• Exercise objective
Give the data below again exactly as written, without its pictures.

-=-=-

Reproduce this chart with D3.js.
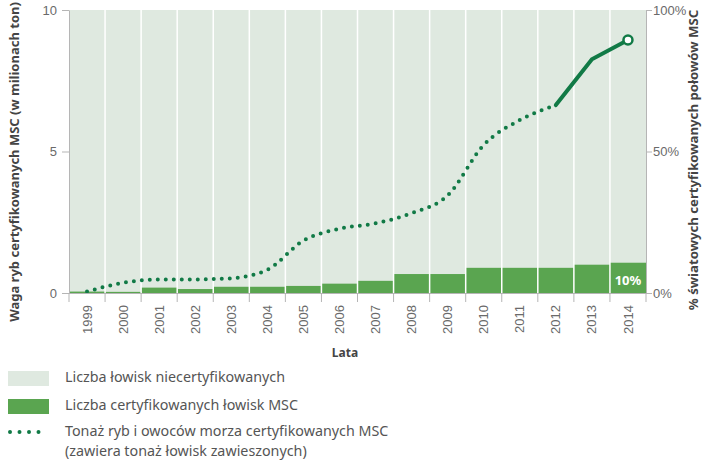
<!DOCTYPE html>
<html>
<head>
<meta charset="utf-8">
<script src="https://cdn.jsdelivr.net/npm/d3@7"></script>
<style>
  body { margin: 0; background: #fff; }
  svg { font-family: "Noto Sans", "Open Sans", sans-serif; }
</style>
</head>
<body>
<div class="chart"></div>
<script>
const years = ["1999", "2000", "2001", "2002", "2003", "2004", "2005", "2006",
               "2007", "2008", "2009", "2010", "2011", "2012", "2013", "2014"];
// share of certified catch (%), bars, right axis
const certifiedShare = [0.5, 0.4, 1.9, 1.4, 2.2, 2.2, 2.5, 3.3, 4.3, 6.7, 6.7, 8.9, 8.9, 8.9, 10.0, 10.7];
// certified tonnage (million t), line, left axis
const tonnage = [0.05, 0.36, 0.48, 0.48, 0.52, 0.82, 1.85, 2.27, 2.46, 2.82, 3.45, 5.23, 6.11, 6.64, 8.26, 8.94];
const solidFrom = "2012";
const leftTicks = [0, 5, 10];
const rightTicks = [0, 50, 100];
const legendItems = [
  { type: "rect", color: "#dfe9e0", lines: ["Liczba łowisk niecertyfikowanych"] },
  { type: "rect", color: "#5aa550", lines: ["Liczba certyfikowanych łowisk MSC"] },
  { type: "dots", color: "#117a46", lines: ["Tonaż ryb i owoców morza certyfikowanych MSC", "(zawiera tonaż łowisk zawieszonych)"] }
];

const width = 705, height = 460;
const margin = { top: 10, right: 59, bottom: 167, left: 69 };
const lineColor = "#117a46";
const axisColor = "#b5b5b5";
const tickColor = "#6a6a6a";

const svg = d3.select(".chart").append("svg")
    .attr("width", width)
    .attr("height", height);

const x = d3.scaleBand()
    .domain(years)
    .range([margin.left, width - margin.right]);

const yLeft = d3.scaleLinear()
    .domain([0, 10])
    .range([height - margin.bottom, margin.top]);

const yRight = d3.scaleLinear()
    .domain([0, 100])
    .range([height - margin.bottom, margin.top]);

// background
svg.append("rect")
    .attr("x", margin.left)
    .attr("y", margin.top)
    .attr("width", x.range()[1] - margin.left)
    .attr("height", yLeft(0) - margin.top)
    .attr("fill", "#dfe9e0");

// bars
svg.append("g").selectAll("rect")
    .data(years)
    .join("rect")
    .attr("x", d => x(d))
    .attr("width", x.bandwidth())
    .attr("y", (d, i) => yRight(certifiedShare[i]))
    .attr("height", (d, i) => yRight(0) - yRight(certifiedShare[i]))
    .attr("fill", "#5aa550");

// white separators
svg.append("g").selectAll("line")
    .data(years.slice(1))
    .join("line")
    .attr("x1", d => x(d))
    .attr("x2", d => x(d))
    .attr("y1", margin.top)
    .attr("y2", yLeft(0))
    .attr("stroke", "#fff")
    .attr("stroke-width", 1.5);

// label inside last bar
const last = years[years.length - 1];
svg.append("text")
    .attr("x", x(last) + x.bandwidth() / 2)
    .attr("y", yRight(0) - 8)
    .attr("text-anchor", "middle")
    .attr("fill", "#fff")
    .attr("font-weight", "bold")
    .attr("font-size", 13)
    .text("10%");

// line
const pts = years.map((d, i) => ({ year: d, v: tonnage[i] }));
const cut = years.indexOf(solidFrom);
const line = d3.line()
    .x(d => x(d.year) + x.bandwidth() / 2)
    .y(d => yLeft(d.v))
    .curve(d3.curveMonotoneX);

svg.append("path")
    .datum(pts.slice(0, cut + 1))
    .attr("d", line)
    .attr("fill", "none")
    .attr("stroke", lineColor)
    .attr("stroke-width", 4)
    .attr("stroke-linecap", "round")
    .attr("stroke-dasharray", "0 8");

svg.append("path")
    .datum(pts.slice(cut))
    .attr("d", line.curve(d3.curveLinear))
    .attr("fill", "none")
    .attr("stroke", lineColor)
    .attr("stroke-width", 4)
    .attr("stroke-linecap", "round");

svg.append("circle")
    .attr("cx", x(last) + x.bandwidth() / 2)
    .attr("cy", yLeft(tonnage[tonnage.length - 1]))
    .attr("r", 4.5)
    .attr("fill", "#fff")
    .attr("stroke", lineColor)
    .attr("stroke-width", 2.5);

// axes
function styleAxis(g) {
    g.selectAll(".domain").attr("stroke", axisColor);
    g.selectAll(".tick line").attr("stroke", axisColor);
    g.selectAll(".tick text").attr("fill", tickColor).attr("font-size", 13);
}

svg.append("g")
    .attr("transform", `translate(${margin.left},0)`)
    .call(d3.axisLeft(yLeft).tickValues(leftTicks).tickSize(7).tickSizeOuter(0))
    .call(styleAxis)
    .call(g => g.selectAll(".tick text").attr("x", -12));

svg.append("g")
    .attr("transform", `translate(${width - margin.right},0)`)
    .call(d3.axisRight(yRight).tickValues(rightTicks).tickFormat(d => d + "%").tickSize(6).tickSizeOuter(0))
    .call(styleAxis)
    .call(g => g.selectAll(".tick text").attr("x", 7));

const xAxis = svg.append("g")
    .attr("transform", `translate(0,${yLeft(0)})`)
    .call(d3.axisBottom(x).tickSize(0))
    .call(styleAxis);
xAxis.select(".domain").attr("d", `M${margin.left - 7},0.5H${width - margin.right + 6}`);
xAxis.selectAll(".tick text")
    .attr("transform", "rotate(-90)")
    .attr("text-anchor", "end")
    .attr("dy", "0.35em")
    .attr("x", -12)
    .attr("y", 0);

svg.append("g").selectAll("line")
    .data(years.concat(["end"]))
    .join("line")
    .attr("x1", d => d === "end" ? x.range()[1] : x(d))
    .attr("x2", d => d === "end" ? x.range()[1] : x(d))
    .attr("y1", yLeft(0))
    .attr("y2", yLeft(0) + 9)
    .attr("stroke", axisColor);

// axis titles
svg.append("text")
    .attr("transform", `translate(19,162) rotate(-90)`)
    .attr("text-anchor", "middle")
    .attr("font-weight", "bold")
    .attr("font-size", 13)
    .attr("fill", "#444")
    .text("Waga ryb certyfikowanych MSC (w milionach ton)");

svg.append("text")
    .attr("transform", `translate(698,160) rotate(-90)`)
    .attr("text-anchor", "middle")
    .attr("font-weight", "bold")
    .attr("font-size", 13.2)
    .attr("fill", "#444")
    .text("% światowych certyfikowanych połowów MSC");

svg.append("text")
    .attr("x", 345)
    .attr("y", 357)
    .attr("text-anchor", "middle")
    .attr("font-weight", "bold")
    .attr("font-size", 12)
    .attr("fill", "#444")
    .text("Lata");

// legend
const legendTop = [371, 399, 425];
const legend = svg.append("g");
legendItems.forEach((item, i) => {
    const g = legend.append("g").attr("transform", `translate(8,${legendTop[i]})`);
    if (item.type === "rect") {
        g.append("rect").attr("width", 41).attr("height", 15).attr("fill", item.color);
    } else {
        g.append("line")
            .attr("x1", 2).attr("x2", 40).attr("y1", 7).attr("y2", 7)
            .attr("stroke", item.color)
            .attr("stroke-width", 4)
            .attr("stroke-linecap", "round")
            .attr("stroke-dasharray", "0 9.5");
    }
    g.selectAll("text")
        .data(item.lines)
        .join("text")
        .attr("x", 57)
        .attr("y", (d, j) => 11 + j * 19.5)
        .attr("font-size", 14.3)
        .attr("fill", "#555")
        .text(d => d);
});
</script>
</body>
</html>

-=-=-

• Correct result
Reproduce this chart with D3.js.
<!DOCTYPE html>
<html>
<head>
<meta charset="utf-8">
<script src="https://cdn.jsdelivr.net/npm/d3@7"></script>
<style>
  body { margin: 0; background: #fff; }
  svg { font-family: "Noto Sans", "Open Sans", sans-serif; }
</style>
</head>
<body>
<div class="chart"></div>
<script>
const years = ["1999", "2000", "2001", "2002", "2003", "2004", "2005", "2006",
               "2007", "2008", "2009", "2010", "2011", "2012", "2013", "2014"];
// share of certified catch (%), bars, right axis
const certifiedShare = [0.5, 0.4, 1.9, 1.4, 2.2, 2.2, 2.5, 3.3, 4.3, 6.7, 6.7, 8.9, 8.9, 8.9, 10.0, 10.7];
// certified tonnage (million t), line, left axis
const tonnage = [0.05, 0.36, 0.48, 0.48, 0.52, 0.82, 1.85, 2.27, 2.46, 2.82, 3.45, 5.23, 6.11, 6.64, 8.26, 8.94];
const solidFrom = "2012";
const leftTicks = [0, 5, 10];
const rightTicks = [0, 50, 100];
const legendItems = [
  { type: "rect", color: "#dfe9e0", lines: ["Liczba łowisk niecertyfikowanych"] },
  { type: "rect", color: "#5aa550", lines: ["Liczba certyfikowanych łowisk MSC"] },
  { type: "dots", color: "#117a46", lines: ["Tonaż ryb i owoców morza certyfikowanych MSC", "(zawiera tonaż łowisk zawieszonych)"] }
];

const width = 705, height = 460;
const margin = { top: 10, right: 59, bottom: 167, left: 69 };
const lineColor = "#117a46";
const axisColor = "#b5b5b5";
const tickColor = "#6a6a6a";

const svg = d3.select(".chart").append("svg")
    .attr("width", width)
    .attr("height", height);

const x = d3.scaleBand()
    .domain(years)
    .range([margin.left, width - margin.right]);

const yLeft = d3.scaleLinear()
    .domain([0, 10])
    .range([height - margin.bottom, margin.top]);

const yRight = d3.scaleLinear()
    .domain([0, 100])
    .range([height - margin.bottom, margin.top]);

// background
svg.append("rect")
    .attr("x", margin.left)
    .attr("y", margin.top)
    .attr("width", x.range()[1] - margin.left)
    .attr("height", yLeft(0) - margin.top)
    .attr("fill", "#dfe9e0");

// bars
svg.append("g").selectAll("rect")
    .data(years)
    .join("rect")
    .attr("x", d => x(d))
    .attr("width", x.bandwidth())
    .attr("y", (d, i) => yRight(certifiedShare[i]))
    .attr("height", (d, i) => yRight(0) - yRight(certifiedShare[i]))
    .attr("fill", "#5aa550");

// white separators
svg.append("g").selectAll("line")
    .data(years.slice(1))
    .join("line")
    .attr("x1", d => x(d))
    .attr("x2", d => x(d))
    .attr("y1", margin.top)
    .attr("y2", yLeft(0))
    .attr("stroke", "#fff")
    .attr("stroke-width", 1.5);

// label inside last bar
const last = years[years.length - 1];
svg.append("text")
    .attr("x", x(last) + x.bandwidth() / 2)
    .attr("y", yRight(0) - 8)
    .attr("text-anchor", "middle")
    .attr("fill", "#fff")
    .attr("font-weight", "bold")
    .attr("font-size", 13)
    .text("10%");

// line
const pts = years.map((d, i) => ({ year: d, v: tonnage[i] }));
const cut = years.indexOf(solidFrom);
const line = d3.line()
    .x(d => x(d.year) + x.bandwidth() / 2)
    .y(d => yLeft(d.v))
    .curve(d3.curveMonotoneX);

svg.append("path")
    .datum(pts.slice(0, cut + 1))
    .attr("d", line)
    .attr("fill", "none")
    .attr("stroke", lineColor)
    .attr("stroke-width", 4)
    .attr("stroke-linecap", "round")
    .attr("stroke-dasharray", "0 8");

svg.append("path")
    .datum(pts.slice(cut))
    .attr("d", line.curve(d3.curveLinear))
    .attr("fill", "none")
    .attr("stroke", lineColor)
    .attr("stroke-width", 4)
    .attr("stroke-linecap", "round");

svg.append("circle")
    .attr("cx", x(last) + x.bandwidth() / 2)
    .attr("cy", yLeft(tonnage[tonnage.length - 1]))
    .attr("r", 4.5)
    .attr("fill", "#fff")
    .attr("stroke", lineColor)
    .attr("stroke-width", 2.5);

// axes
function styleAxis(g) {
    g.selectAll(".domain").attr("stroke", axisColor);
    g.selectAll(".tick line").attr("stroke", axisColor);
    g.selectAll(".tick text").attr("fill", tickColor).attr("font-size", 13);
}

svg.append("g")
    .attr("transform", `translate(${margin.left},0)`)
    .call(d3.axisLeft(yLeft).tickValues(leftTicks).tickSize(7).tickSizeOuter(0))
    .call(styleAxis)
    .call(g => g.selectAll(".tick text").attr("x", -12));

svg.append("g")
    .attr("transform", `translate(${width - margin.right},0)`)
    .call(d3.axisRight(yRight).tickValues(rightTicks).tickFormat(d => d + "%").tickSize(6).tickSizeOuter(0))
    .call(styleAxis)
    .call(g => g.selectAll(".tick text").attr("x", 7));

const xAxis = svg.append("g")
    .attr("transform", `translate(0,${yLeft(0)})`)
    .call(d3.axisBottom(x).tickSize(0))
    .call(styleAxis);
xAxis.select(".domain").attr("d", `M${margin.left - 7},0.5H${width - margin.right + 6}`);
xAxis.selectAll(".tick text")
    .attr("transform", "rotate(-90)")
    .attr("text-anchor", "end")
    .attr("dy", "0.35em")
    .attr("x", -12)
    .attr("y", 0);

svg.append("g").selectAll("line")
    .data(years.concat(["end"]))
    .join("line")
    .attr("x1", d => d === "end" ? x.range()[1] : x(d))
    .attr("x2", d => d === "end" ? x.range()[1] : x(d))
    .attr("y1", yLeft(0))
    .attr("y2", yLeft(0) + 9)
    .attr("stroke", axisColor);

// axis titles
svg.append("text")
    .attr("transform", `translate(19,162) rotate(-90)`)
    .attr("text-anchor", "middle")
    .attr("font-weight", "bold")
    .attr("font-size", 13)
    .attr("fill", "#444")
    .text("Waga ryb certyfikowanych MSC (w milionach ton)");

svg.append("text")
    .attr("transform", `translate(698,160) rotate(-90)`)
    .attr("text-anchor", "middle")
    .attr("font-weight", "bold")
    .attr("font-size", 13.2)
    .attr("fill", "#444")
    .text("% światowych certyfikowanych połowów MSC");

svg.append("text")
    .attr("x", 345)
    .attr("y", 357)
    .attr("text-anchor", "middle")
    .attr("font-weight", "bold")
    .attr("font-size", 12)
    .attr("fill", "#444")
    .text("Lata");

// legend
const legendTop = [371, 399, 425];
const legend = svg.append("g");
legendItems.forEach((item, i) => {
    const g = legend.append("g").attr("transform", `translate(8,${legendTop[i]})`);
    if (item.type === "rect") {
        g.append("rect").attr("width", 41).attr("height", 15).attr("fill", item.color);
    } else {
        g.append("line")
            .attr("x1", 2).attr("x2", 40).attr("y1", 7).attr("y2", 7)
            .attr("stroke", item.color)
            .attr("stroke-width", 4)
            .attr("stroke-linecap", "round")
            .attr("stroke-dasharray", "0 9.5");
    }
    g.selectAll("text")
        .data(item.lines)
        .join("text")
        .attr("x", 57)
        .attr("y", (d, j) => 11 + j * 19.5)
        .attr("font-size", 14.3)
        .attr("fill", "#555")
        .text(d => d);
});
</script>
</body>
</html>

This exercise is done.